[begin Material provided]
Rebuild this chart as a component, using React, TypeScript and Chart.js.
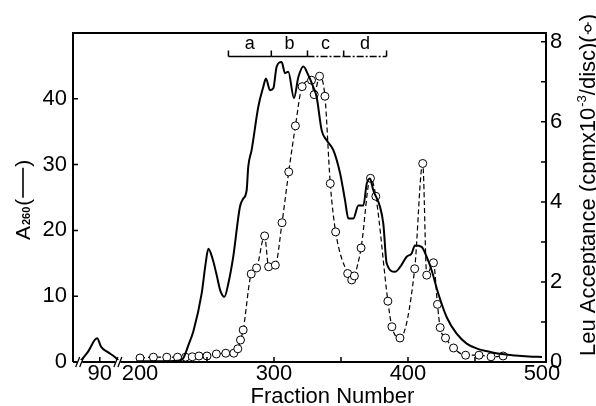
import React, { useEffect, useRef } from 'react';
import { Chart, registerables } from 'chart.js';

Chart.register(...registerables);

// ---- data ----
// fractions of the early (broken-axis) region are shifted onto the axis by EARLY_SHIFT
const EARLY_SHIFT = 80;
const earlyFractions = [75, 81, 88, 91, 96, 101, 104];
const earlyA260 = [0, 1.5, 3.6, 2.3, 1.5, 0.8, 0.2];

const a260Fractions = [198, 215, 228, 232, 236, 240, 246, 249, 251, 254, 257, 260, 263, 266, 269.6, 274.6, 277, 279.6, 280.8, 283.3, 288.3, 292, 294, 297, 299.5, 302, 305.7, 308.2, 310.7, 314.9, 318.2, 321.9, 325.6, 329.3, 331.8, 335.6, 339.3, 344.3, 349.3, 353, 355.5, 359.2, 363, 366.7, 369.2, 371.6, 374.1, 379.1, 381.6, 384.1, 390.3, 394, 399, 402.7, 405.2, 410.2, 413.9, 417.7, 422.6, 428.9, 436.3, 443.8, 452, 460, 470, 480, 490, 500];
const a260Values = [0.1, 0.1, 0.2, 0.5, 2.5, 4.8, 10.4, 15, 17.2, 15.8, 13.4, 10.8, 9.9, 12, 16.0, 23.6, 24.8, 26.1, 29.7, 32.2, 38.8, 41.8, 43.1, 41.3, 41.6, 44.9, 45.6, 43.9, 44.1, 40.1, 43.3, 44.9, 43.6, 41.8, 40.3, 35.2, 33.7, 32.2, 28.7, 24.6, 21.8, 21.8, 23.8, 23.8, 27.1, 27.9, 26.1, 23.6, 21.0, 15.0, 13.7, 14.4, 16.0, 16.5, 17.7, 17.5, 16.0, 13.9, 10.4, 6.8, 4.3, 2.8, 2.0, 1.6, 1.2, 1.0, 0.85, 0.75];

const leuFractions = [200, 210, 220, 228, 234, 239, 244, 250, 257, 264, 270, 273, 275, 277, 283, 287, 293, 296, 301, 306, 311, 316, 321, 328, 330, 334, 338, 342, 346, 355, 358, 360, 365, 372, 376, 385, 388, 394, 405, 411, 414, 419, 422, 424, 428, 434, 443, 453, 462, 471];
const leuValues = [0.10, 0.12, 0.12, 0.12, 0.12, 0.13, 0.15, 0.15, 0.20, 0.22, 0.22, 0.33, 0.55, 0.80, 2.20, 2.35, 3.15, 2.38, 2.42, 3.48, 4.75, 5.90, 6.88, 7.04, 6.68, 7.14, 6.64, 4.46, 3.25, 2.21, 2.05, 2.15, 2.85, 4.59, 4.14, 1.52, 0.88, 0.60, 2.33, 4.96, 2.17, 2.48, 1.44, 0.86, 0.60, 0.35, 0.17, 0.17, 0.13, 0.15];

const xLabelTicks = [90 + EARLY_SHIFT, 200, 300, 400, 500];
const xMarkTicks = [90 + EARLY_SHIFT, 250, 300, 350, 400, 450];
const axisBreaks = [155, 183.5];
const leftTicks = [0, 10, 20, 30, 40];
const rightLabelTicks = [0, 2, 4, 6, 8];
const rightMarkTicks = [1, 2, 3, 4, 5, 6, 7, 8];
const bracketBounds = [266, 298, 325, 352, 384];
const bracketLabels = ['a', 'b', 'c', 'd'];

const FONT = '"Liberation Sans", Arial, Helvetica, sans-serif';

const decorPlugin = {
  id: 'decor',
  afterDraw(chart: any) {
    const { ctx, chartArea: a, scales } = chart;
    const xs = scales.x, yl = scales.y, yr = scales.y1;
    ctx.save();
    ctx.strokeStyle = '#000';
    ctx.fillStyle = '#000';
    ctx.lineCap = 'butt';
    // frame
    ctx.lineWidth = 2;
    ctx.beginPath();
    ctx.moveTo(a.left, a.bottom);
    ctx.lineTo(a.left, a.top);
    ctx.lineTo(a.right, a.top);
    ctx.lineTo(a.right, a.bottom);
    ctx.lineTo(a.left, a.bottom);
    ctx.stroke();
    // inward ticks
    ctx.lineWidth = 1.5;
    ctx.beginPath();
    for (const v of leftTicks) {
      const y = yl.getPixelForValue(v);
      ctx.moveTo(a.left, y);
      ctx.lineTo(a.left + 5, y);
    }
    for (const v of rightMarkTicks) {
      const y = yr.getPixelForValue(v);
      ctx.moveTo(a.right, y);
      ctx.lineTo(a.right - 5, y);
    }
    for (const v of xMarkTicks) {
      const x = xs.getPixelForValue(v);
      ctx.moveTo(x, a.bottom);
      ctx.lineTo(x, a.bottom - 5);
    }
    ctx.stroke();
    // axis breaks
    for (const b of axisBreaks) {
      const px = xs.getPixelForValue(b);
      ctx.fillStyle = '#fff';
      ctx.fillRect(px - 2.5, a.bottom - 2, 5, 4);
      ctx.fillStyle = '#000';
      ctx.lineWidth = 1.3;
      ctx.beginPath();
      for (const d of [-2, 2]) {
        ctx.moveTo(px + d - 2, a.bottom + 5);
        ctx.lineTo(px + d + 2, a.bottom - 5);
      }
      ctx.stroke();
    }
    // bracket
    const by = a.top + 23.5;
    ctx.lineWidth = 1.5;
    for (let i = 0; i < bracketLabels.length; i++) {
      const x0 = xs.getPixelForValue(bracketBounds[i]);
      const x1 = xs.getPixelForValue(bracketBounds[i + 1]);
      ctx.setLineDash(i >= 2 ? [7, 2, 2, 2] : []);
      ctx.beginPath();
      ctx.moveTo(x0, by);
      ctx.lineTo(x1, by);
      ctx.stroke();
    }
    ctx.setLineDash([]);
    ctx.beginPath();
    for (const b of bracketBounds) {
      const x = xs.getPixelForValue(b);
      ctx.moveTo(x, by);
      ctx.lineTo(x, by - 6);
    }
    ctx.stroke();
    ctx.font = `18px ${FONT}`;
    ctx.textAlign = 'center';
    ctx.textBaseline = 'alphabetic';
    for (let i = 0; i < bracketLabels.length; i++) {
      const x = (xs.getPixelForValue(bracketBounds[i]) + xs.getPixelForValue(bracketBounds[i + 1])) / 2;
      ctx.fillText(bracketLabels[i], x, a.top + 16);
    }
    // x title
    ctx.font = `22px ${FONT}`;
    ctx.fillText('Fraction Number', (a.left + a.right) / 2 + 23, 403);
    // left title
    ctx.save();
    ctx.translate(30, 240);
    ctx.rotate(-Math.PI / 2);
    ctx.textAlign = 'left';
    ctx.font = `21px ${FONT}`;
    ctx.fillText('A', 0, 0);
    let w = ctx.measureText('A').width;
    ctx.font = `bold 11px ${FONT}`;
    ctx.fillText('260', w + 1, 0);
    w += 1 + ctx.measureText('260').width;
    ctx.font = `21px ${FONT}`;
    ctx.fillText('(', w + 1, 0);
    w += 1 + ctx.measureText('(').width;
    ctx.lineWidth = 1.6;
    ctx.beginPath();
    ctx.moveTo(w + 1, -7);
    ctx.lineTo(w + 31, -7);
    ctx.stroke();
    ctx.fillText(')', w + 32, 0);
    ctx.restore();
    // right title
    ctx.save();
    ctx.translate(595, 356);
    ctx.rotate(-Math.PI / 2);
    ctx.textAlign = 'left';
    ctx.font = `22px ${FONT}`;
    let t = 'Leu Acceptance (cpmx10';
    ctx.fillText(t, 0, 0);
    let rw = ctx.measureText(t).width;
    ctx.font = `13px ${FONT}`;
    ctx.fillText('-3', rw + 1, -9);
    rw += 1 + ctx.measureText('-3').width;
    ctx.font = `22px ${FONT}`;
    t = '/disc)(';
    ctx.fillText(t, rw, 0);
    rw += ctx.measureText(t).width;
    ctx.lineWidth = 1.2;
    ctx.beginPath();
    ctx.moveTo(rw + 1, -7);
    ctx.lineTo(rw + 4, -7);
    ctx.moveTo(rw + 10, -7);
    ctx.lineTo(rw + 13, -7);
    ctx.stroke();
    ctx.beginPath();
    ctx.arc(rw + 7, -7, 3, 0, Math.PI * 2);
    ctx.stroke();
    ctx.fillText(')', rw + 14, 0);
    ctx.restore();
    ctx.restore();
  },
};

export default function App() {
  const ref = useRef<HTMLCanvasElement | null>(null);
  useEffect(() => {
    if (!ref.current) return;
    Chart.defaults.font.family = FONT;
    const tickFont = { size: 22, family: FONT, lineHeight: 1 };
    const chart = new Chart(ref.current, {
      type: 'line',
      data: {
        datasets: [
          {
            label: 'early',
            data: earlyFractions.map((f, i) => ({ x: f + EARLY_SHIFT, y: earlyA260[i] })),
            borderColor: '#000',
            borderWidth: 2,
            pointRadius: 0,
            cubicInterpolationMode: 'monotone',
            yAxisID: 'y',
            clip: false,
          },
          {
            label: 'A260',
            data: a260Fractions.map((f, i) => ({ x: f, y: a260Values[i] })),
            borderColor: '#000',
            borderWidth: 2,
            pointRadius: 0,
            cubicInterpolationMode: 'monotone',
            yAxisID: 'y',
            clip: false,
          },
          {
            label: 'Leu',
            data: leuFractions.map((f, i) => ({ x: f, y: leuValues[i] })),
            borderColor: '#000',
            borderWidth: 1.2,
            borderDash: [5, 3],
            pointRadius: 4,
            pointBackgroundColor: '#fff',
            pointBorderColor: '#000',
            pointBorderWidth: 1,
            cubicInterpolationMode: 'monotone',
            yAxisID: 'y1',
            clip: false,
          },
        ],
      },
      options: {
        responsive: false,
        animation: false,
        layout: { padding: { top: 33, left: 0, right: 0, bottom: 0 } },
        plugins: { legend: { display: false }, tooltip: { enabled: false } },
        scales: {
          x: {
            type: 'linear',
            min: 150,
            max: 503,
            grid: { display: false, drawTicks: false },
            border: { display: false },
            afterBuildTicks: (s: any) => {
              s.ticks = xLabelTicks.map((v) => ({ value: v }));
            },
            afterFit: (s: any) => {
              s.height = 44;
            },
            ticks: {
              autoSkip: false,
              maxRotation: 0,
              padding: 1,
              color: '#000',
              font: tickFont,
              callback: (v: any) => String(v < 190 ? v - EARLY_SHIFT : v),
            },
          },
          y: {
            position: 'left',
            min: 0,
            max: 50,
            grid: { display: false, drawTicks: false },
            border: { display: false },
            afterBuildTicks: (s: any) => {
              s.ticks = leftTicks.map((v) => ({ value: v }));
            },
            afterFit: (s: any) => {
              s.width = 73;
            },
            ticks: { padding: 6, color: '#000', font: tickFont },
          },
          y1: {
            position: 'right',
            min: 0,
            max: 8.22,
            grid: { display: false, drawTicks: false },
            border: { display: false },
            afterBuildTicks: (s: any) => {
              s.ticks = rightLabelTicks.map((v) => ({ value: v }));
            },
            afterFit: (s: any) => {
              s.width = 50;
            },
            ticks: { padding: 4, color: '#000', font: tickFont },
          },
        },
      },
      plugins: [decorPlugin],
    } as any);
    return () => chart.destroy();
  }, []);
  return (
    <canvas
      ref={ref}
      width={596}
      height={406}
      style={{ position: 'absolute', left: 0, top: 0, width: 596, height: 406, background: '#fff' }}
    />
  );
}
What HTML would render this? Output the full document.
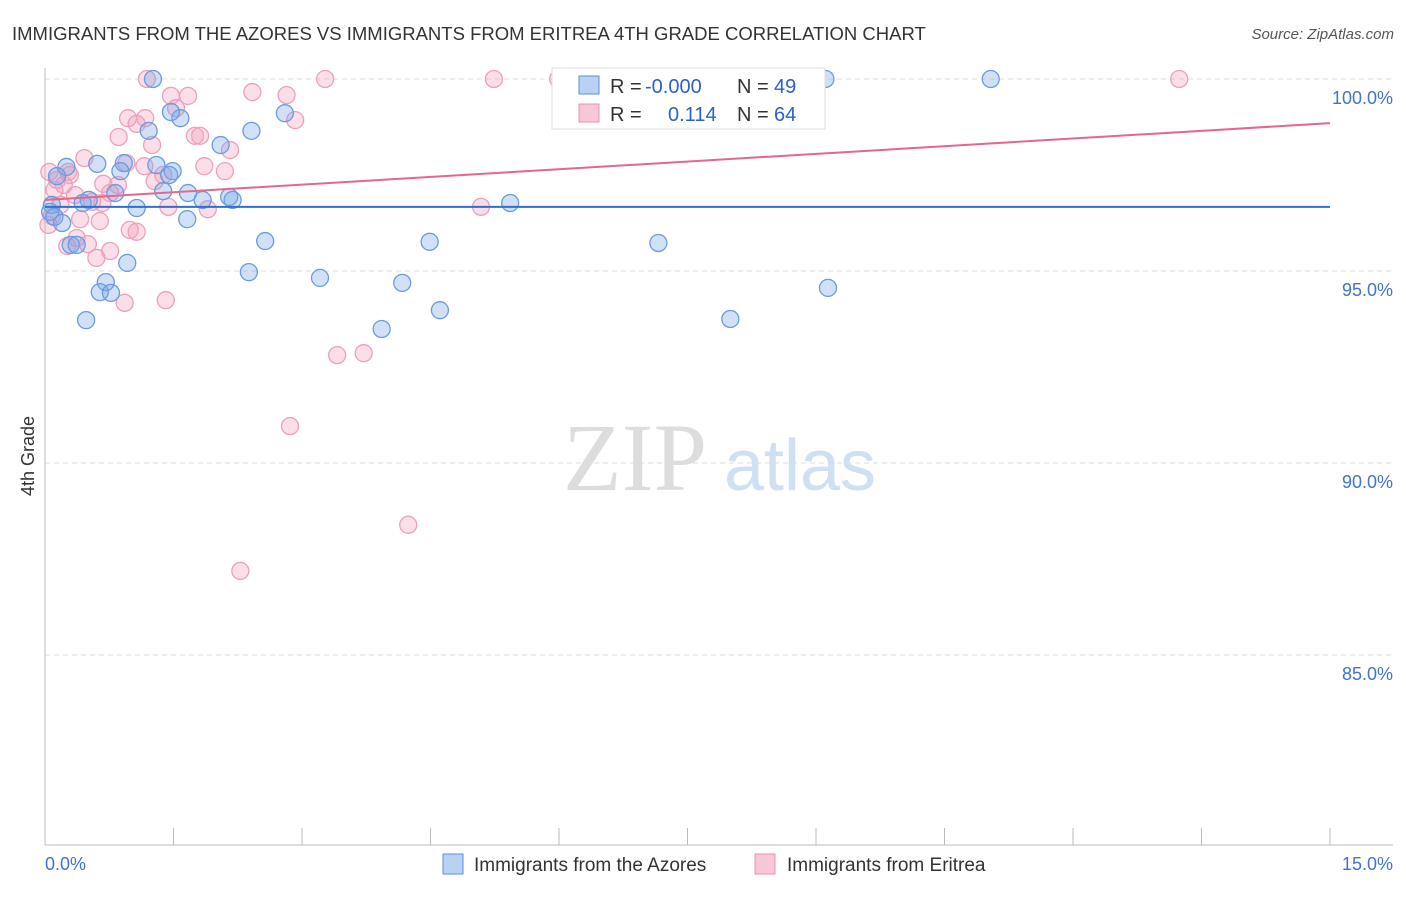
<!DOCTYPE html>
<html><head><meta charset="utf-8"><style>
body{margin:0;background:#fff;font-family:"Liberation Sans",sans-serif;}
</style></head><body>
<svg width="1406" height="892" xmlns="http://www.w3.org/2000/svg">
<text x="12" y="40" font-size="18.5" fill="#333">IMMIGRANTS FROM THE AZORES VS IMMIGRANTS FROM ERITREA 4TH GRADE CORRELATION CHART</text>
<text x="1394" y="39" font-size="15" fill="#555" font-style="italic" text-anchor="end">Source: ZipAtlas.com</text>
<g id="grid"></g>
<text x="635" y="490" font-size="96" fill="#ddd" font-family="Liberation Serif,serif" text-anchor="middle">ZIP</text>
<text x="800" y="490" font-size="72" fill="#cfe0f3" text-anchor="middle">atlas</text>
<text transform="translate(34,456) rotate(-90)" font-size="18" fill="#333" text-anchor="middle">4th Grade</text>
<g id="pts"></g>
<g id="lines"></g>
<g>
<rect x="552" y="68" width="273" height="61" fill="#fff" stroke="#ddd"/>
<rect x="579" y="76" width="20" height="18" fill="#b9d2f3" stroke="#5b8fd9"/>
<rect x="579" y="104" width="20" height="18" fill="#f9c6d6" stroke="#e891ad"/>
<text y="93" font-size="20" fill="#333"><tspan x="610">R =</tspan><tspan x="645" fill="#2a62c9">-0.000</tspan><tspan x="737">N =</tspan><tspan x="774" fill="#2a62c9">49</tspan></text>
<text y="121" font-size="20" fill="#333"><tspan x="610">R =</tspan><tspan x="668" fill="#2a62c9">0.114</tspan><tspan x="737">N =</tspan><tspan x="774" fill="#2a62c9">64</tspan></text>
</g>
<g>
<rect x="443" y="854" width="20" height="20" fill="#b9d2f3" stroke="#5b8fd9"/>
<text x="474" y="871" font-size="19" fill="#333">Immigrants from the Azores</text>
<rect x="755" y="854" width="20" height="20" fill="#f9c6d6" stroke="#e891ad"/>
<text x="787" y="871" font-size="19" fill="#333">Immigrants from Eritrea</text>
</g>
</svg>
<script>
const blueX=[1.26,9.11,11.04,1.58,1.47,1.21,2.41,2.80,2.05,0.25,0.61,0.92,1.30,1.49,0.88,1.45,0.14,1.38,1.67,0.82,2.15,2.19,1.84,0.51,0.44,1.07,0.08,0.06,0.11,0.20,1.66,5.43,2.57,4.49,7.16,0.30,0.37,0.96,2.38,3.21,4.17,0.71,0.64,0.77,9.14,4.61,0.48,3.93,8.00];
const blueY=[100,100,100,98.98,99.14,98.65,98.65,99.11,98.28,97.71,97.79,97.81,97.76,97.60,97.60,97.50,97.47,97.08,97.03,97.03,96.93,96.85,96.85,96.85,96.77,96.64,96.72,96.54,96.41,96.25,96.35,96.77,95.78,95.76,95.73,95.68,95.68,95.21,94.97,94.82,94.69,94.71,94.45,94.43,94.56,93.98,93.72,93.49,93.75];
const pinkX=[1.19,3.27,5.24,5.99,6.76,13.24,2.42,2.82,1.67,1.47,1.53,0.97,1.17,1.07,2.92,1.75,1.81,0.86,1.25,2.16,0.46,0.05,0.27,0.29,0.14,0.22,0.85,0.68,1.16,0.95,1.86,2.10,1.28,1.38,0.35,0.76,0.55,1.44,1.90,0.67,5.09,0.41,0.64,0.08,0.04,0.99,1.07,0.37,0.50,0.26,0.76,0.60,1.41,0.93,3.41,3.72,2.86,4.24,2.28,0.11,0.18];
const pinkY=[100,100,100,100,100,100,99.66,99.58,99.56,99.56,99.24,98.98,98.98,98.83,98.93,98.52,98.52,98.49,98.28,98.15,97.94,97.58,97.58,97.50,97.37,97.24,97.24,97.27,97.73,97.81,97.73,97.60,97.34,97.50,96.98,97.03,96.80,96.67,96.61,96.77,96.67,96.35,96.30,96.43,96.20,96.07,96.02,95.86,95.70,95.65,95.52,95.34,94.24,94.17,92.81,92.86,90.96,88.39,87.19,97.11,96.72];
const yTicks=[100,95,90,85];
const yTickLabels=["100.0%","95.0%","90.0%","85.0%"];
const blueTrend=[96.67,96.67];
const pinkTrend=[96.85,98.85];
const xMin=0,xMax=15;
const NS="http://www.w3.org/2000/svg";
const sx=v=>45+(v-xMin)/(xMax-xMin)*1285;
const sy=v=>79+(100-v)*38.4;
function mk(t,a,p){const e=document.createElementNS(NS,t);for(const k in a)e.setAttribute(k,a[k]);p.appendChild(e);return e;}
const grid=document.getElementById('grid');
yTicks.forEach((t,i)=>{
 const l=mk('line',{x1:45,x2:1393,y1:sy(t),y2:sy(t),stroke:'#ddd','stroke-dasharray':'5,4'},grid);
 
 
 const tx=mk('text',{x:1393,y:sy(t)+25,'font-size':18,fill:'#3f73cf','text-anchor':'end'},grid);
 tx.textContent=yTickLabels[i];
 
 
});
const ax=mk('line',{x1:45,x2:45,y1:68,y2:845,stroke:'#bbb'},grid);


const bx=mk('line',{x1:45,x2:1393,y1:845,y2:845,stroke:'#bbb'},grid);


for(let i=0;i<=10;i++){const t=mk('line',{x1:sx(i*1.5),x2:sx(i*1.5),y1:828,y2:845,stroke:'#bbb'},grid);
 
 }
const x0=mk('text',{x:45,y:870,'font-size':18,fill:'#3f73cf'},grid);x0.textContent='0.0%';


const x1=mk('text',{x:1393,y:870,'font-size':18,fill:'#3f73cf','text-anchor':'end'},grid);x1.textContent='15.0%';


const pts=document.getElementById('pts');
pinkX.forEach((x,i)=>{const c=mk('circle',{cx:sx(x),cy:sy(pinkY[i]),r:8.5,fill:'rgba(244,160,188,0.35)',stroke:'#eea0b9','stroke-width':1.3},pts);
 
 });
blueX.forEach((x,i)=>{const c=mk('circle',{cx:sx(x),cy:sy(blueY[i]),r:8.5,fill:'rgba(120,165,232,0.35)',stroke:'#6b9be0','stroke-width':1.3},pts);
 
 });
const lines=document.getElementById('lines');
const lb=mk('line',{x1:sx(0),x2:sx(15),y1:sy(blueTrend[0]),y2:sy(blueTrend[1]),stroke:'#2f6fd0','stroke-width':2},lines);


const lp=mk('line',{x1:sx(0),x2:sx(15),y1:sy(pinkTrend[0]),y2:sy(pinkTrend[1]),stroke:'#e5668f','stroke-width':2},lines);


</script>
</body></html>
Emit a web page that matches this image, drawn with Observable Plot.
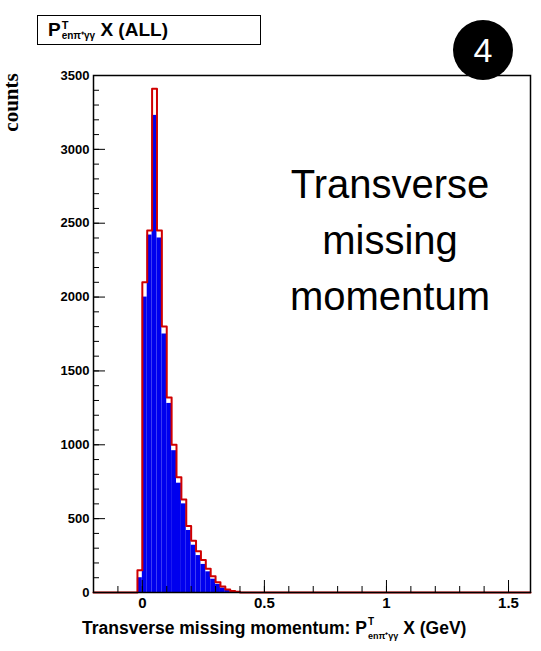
[end Material provided]
#### The exercise:
Pull out all lines containing "document".

#### Exercise result:
What HTML would render this? Output the full document.
function mk(t,a,p){const e=document.createElementNS(NS,t);for(const k in a)e.setAttribute(k,a[k]);p.appendChild(e);return e;}
const grid=document.getElementById('grid');
const pts=document.getElementById('pts');
const lines=document.getElementById('lines');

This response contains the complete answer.